◆ **Material provided**
## start

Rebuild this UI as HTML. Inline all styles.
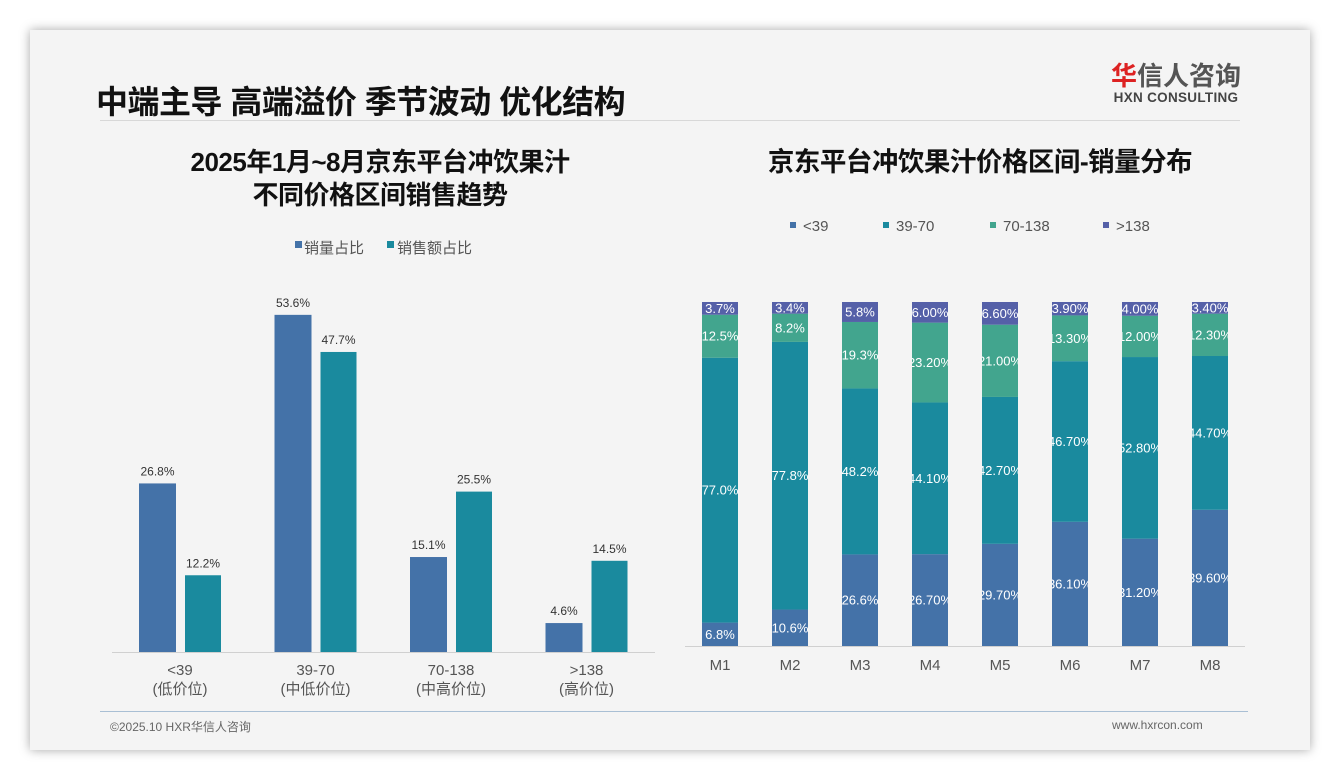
<!DOCTYPE html>
<html><head><meta charset="utf-8">
<style>
body{margin:0;width:1340px;height:780px;background:#fff;position:relative;overflow:hidden;font-family:"Liberation Sans","Noto Sans CJK SC",sans-serif;}
#card{position:absolute;left:30px;top:30px;width:1280px;height:720px;background:#f4f4f4;box-shadow:0 0 10px rgba(0,0,0,.35);}
.abs{position:absolute;}
</style></head><body>
<div id="card"></div>
<div class="abs" style="left:96px;top:77px;font-size:32px;font-weight:bold;color:#111;letter-spacing:-0.5px;">中端主导 高端溢价 季节波动 优化结构</div>
<div class="abs" style="left:1106px;top:62px;width:140px;text-align:center;">
 <div style="font-size:26px;font-weight:bold;color:#555;line-height:28px;"><span style="color:#d22">华</span>信人咨询</div>
 <div style="font-size:13.5px;font-weight:bold;color:#444;letter-spacing:.3px;">HXN CONSULTING</div>
</div>
<div class="abs" style="left:100px;top:120px;width:1140px;height:1px;background:#d8d8d8"></div>
<div class="abs" style="left:100px;top:146px;width:560px;text-align:center;font-size:26px;font-weight:bold;line-height:33px;color:#111;letter-spacing:-0.5px">2025年1月~8月京东平台冲饮果汁<br>不同价格区间销售趋势</div>
<div class="abs" style="left:680px;top:146px;width:600px;text-align:center;font-size:26.5px;font-weight:bold;line-height:33px;color:#111;letter-spacing:-0.5px">京东平台冲饮果汁价格区间-销量分布</div>
<div class="abs" style="left:100px;top:711px;width:1148px;height:1px;background:#a9bfd4"></div>
<div class="abs" style="left:110px;top:718px;font-size:12px;color:#666">©2025.10 HXR华信人咨询</div>
<div class="abs" style="left:1112px;top:718px;font-size:12px;color:#666">www.hxrcon.com</div>
<svg id="chart" class="abs" style="left:0;top:0" width="1340" height="780"></svg>
<script>
const leftCats=["<39","39-70","70-138",">138"];
const leftSub=["(低价位)","(中低价位)","(中高价位)","(高价位)"];
const volShare=[26.8,53.6,15.1,4.6];
const amtShare=[12.2,47.7,25.5,14.5];
const months=["M1","M2","M3","M4","M5","M6","M7","M8"];
const segNames=["<39","39-70","70-138",">138"];
const seg1=[6.8,10.6,26.6,26.7,29.7,36.1,31.2,39.6];
const seg2=[77.0,77.8,48.2,44.1,42.7,46.7,52.8,44.7];
const seg3=[12.5,8.2,19.3,23.2,21.0,13.3,12.0,12.3];
const seg4=[3.7,3.4,5.8,6.0,6.6,3.9,4.0,3.4];
const seg1L=["6.8%","10.6%","26.6%","26.70%","29.70%","36.10%","31.20%","39.60%"];
const seg2L=["77.0%","77.8%","48.2%","44.10%","42.70%","46.70%","52.80%","44.70%"];
const seg3L=["12.5%","8.2%","19.3%","23.20%","21.00%","13.30%","12.00%","12.30%"];
const seg4L=["3.7%","3.4%","5.8%","6.00%","6.60%","3.90%","4.00%","3.40%"];
const svg=document.getElementById('chart');
const NS="http://www.w3.org/2000/svg";
function mk(t,a,p){const e=document.createElementNS(NS,t);for(const k in a)e.setAttribute(k,a[k]);(p||svg).appendChild(e);return e;}
function tx(x,y,s,a,p){const e=mk('text',Object.assign({x:x,y:y,'text-anchor':'middle','font-size':12,fill:'#333','font-family':'Liberation Sans, Noto Sans CJK SC, sans-serif'},a),p);e.textContent=s;return e;}
const defs=mk('defs',{});
// left chart
const lBase=652, lScale=6.29;
const ly=v=>lBase-v*lScale;
const lx=i=>180+i*135.5;
const cBlue="#4472a8", cTeal="#1a8a9e";
let e;
e=mk('line',{x1:112,x2:655,y1:lBase+0.5,y2:lBase+0.5,stroke:'#d0d0d0'});

leftCats.forEach((c,i)=>{
 const x=lx(i);
 e=mk('rect',{x:x-41,y:ly(volShare[i]),width:37,height:volShare[i]*lScale,fill:cBlue});
 
 e=tx(x-22.5,ly(volShare[i])-8,volShare[i].toFixed(1)+'%',{});
 
 e=mk('rect',{x:x+5,y:ly(amtShare[i]),width:36,height:amtShare[i]*lScale,fill:cTeal});
 
 e=tx(x+23,ly(amtShare[i])-8,amtShare[i].toFixed(1)+'%',{});
 
 e=tx(x,675,c,{'font-size':15,fill:'#555'});
 
 e=tx(x,694,leftSub[i],{'font-size':15,fill:'#555'});
 
});
e=mk('rect',{x:295,y:241,width:7,height:7,fill:cBlue});
e=tx(304,253,'销量占比',{'text-anchor':'start','font-size':15,fill:'#555'});
e=mk('rect',{x:387,y:241,width:7,height:7,fill:cTeal});
e=tx(397,253,'销售额占比',{'text-anchor':'start','font-size':15,fill:'#555'});
// right stacked chart
const rBase=646, rTop=302, rH=rBase-rTop;
const ry=v=>rBase-v/100*rH;
const rx=i=>720+i*70;
const segs=[seg1,seg2,seg3,seg4], segL=[seg1L,seg2L,seg3L,seg4L];
const sc=["#4472a8","#1a8a9e","#42a58e","#5560a8"];
e=mk('line',{x1:685,x2:1245,y1:rBase+0.5,y2:rBase+0.5,stroke:'#d0d0d0'});

months.forEach((m,i)=>{
 const cp=mk('clipPath',{id:'cp'+i},defs);
 mk('rect',{x:rx(i)-18,y:rTop,width:36,height:rH},cp);
 const g=mk('g',{'clip-path':'url(#cp'+i+')'});
 let tot=segs.reduce((s,a)=>s+a[i],0), cum=0;
 segs.forEach((a,k)=>{
  const v=a[i]/tot*100;
  const y0=ry(cum), y1=ry(cum+v);
  e=mk('rect',{x:rx(i)-18,y:y1,width:36,height:y0-y1,fill:sc[k]},g);
  
  e=tx(rx(i),(y0+y1)/2+4.5,segL[k][i],{fill:'#fff','font-size':13},g);
  
  cum+=v;
 });
 e=tx(rx(i),670,m,{'font-size':15,fill:'#555'});
 
});
const lgx=[790,883,990,1103];
segNames.forEach((n,k)=>{
 e=mk('rect',{x:lgx[k],y:222,width:6,height:6,fill:sc[k]});
 e=tx(lgx[k]+13,231,n,{'text-anchor':'start','font-size':15,fill:'#555'});
});
</script>
</body></html>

## end

◆ **The task**
Skip the images and write out the rest of the listing exactly.

◆ **Solution to this problem**
Rebuild this UI as HTML. Inline all styles.
<!DOCTYPE html>
<html><head><meta charset="utf-8">
<style>
body{margin:0;width:1340px;height:780px;background:#fff;position:relative;overflow:hidden;font-family:"Liberation Sans","Noto Sans CJK SC",sans-serif;}
#card{position:absolute;left:30px;top:30px;width:1280px;height:720px;background:#f4f4f4;box-shadow:0 0 10px rgba(0,0,0,.35);}
.abs{position:absolute;}
</style></head><body>
<div id="card"></div>
<div class="abs" style="left:96px;top:77px;font-size:32px;font-weight:bold;color:#111;letter-spacing:-0.5px;">中端主导 高端溢价 季节波动 优化结构</div>
<div class="abs" style="left:1106px;top:62px;width:140px;text-align:center;">
 <div style="font-size:26px;font-weight:bold;color:#555;line-height:28px;"><span style="color:#d22">华</span>信人咨询</div>
 <div style="font-size:13.5px;font-weight:bold;color:#444;letter-spacing:.3px;">HXN CONSULTING</div>
</div>
<div class="abs" style="left:100px;top:120px;width:1140px;height:1px;background:#d8d8d8"></div>
<div class="abs" style="left:100px;top:146px;width:560px;text-align:center;font-size:26px;font-weight:bold;line-height:33px;color:#111;letter-spacing:-0.5px">2025年1月~8月京东平台冲饮果汁<br>不同价格区间销售趋势</div>
<div class="abs" style="left:680px;top:146px;width:600px;text-align:center;font-size:26.5px;font-weight:bold;line-height:33px;color:#111;letter-spacing:-0.5px">京东平台冲饮果汁价格区间-销量分布</div>
<div class="abs" style="left:100px;top:711px;width:1148px;height:1px;background:#a9bfd4"></div>
<div class="abs" style="left:110px;top:718px;font-size:12px;color:#666">©2025.10 HXR华信人咨询</div>
<div class="abs" style="left:1112px;top:718px;font-size:12px;color:#666">www.hxrcon.com</div>
<svg id="chart" class="abs" style="left:0;top:0" width="1340" height="780"></svg>
<script>
const leftCats=["<39","39-70","70-138",">138"];
const leftSub=["(低价位)","(中低价位)","(中高价位)","(高价位)"];
const volShare=[26.8,53.6,15.1,4.6];
const amtShare=[12.2,47.7,25.5,14.5];
const months=["M1","M2","M3","M4","M5","M6","M7","M8"];
const segNames=["<39","39-70","70-138",">138"];
const seg1=[6.8,10.6,26.6,26.7,29.7,36.1,31.2,39.6];
const seg2=[77.0,77.8,48.2,44.1,42.7,46.7,52.8,44.7];
const seg3=[12.5,8.2,19.3,23.2,21.0,13.3,12.0,12.3];
const seg4=[3.7,3.4,5.8,6.0,6.6,3.9,4.0,3.4];
const seg1L=["6.8%","10.6%","26.6%","26.70%","29.70%","36.10%","31.20%","39.60%"];
const seg2L=["77.0%","77.8%","48.2%","44.10%","42.70%","46.70%","52.80%","44.70%"];
const seg3L=["12.5%","8.2%","19.3%","23.20%","21.00%","13.30%","12.00%","12.30%"];
const seg4L=["3.7%","3.4%","5.8%","6.00%","6.60%","3.90%","4.00%","3.40%"];
const svg=document.getElementById('chart');
const NS="http://www.w3.org/2000/svg";
function mk(t,a,p){const e=document.createElementNS(NS,t);for(const k in a)e.setAttribute(k,a[k]);(p||svg).appendChild(e);return e;}
function tx(x,y,s,a,p){const e=mk('text',Object.assign({x:x,y:y,'text-anchor':'middle','font-size':12,fill:'#333','font-family':'Liberation Sans, Noto Sans CJK SC, sans-serif'},a),p);e.textContent=s;return e;}
const defs=mk('defs',{});
// left chart
const lBase=652, lScale=6.29;
const ly=v=>lBase-v*lScale;
const lx=i=>180+i*135.5;
const cBlue="#4472a8", cTeal="#1a8a9e";
let e;
e=mk('line',{x1:112,x2:655,y1:lBase+0.5,y2:lBase+0.5,stroke:'#d0d0d0'});

leftCats.forEach((c,i)=>{
 const x=lx(i);
 e=mk('rect',{x:x-41,y:ly(volShare[i]),width:37,height:volShare[i]*lScale,fill:cBlue});
 
 e=tx(x-22.5,ly(volShare[i])-8,volShare[i].toFixed(1)+'%',{});
 
 e=mk('rect',{x:x+5,y:ly(amtShare[i]),width:36,height:amtShare[i]*lScale,fill:cTeal});
 
 e=tx(x+23,ly(amtShare[i])-8,amtShare[i].toFixed(1)+'%',{});
 
 e=tx(x,675,c,{'font-size':15,fill:'#555'});
 
 e=tx(x,694,leftSub[i],{'font-size':15,fill:'#555'});
 
});
e=mk('rect',{x:295,y:241,width:7,height:7,fill:cBlue});
e=tx(304,253,'销量占比',{'text-anchor':'start','font-size':15,fill:'#555'});
e=mk('rect',{x:387,y:241,width:7,height:7,fill:cTeal});
e=tx(397,253,'销售额占比',{'text-anchor':'start','font-size':15,fill:'#555'});
// right stacked chart
const rBase=646, rTop=302, rH=rBase-rTop;
const ry=v=>rBase-v/100*rH;
const rx=i=>720+i*70;
const segs=[seg1,seg2,seg3,seg4], segL=[seg1L,seg2L,seg3L,seg4L];
const sc=["#4472a8","#1a8a9e","#42a58e","#5560a8"];
e=mk('line',{x1:685,x2:1245,y1:rBase+0.5,y2:rBase+0.5,stroke:'#d0d0d0'});

months.forEach((m,i)=>{
 const cp=mk('clipPath',{id:'cp'+i},defs);
 mk('rect',{x:rx(i)-18,y:rTop,width:36,height:rH},cp);
 const g=mk('g',{'clip-path':'url(#cp'+i+')'});
 let tot=segs.reduce((s,a)=>s+a[i],0), cum=0;
 segs.forEach((a,k)=>{
  const v=a[i]/tot*100;
  const y0=ry(cum), y1=ry(cum+v);
  e=mk('rect',{x:rx(i)-18,y:y1,width:36,height:y0-y1,fill:sc[k]},g);
  
  e=tx(rx(i),(y0+y1)/2+4.5,segL[k][i],{fill:'#fff','font-size':13},g);
  
  cum+=v;
 });
 e=tx(rx(i),670,m,{'font-size':15,fill:'#555'});
 
});
const lgx=[790,883,990,1103];
segNames.forEach((n,k)=>{
 e=mk('rect',{x:lgx[k],y:222,width:6,height:6,fill:sc[k]});
 e=tx(lgx[k]+13,231,n,{'text-anchor':'start','font-size':15,fill:'#555'});
});
</script>
</body></html>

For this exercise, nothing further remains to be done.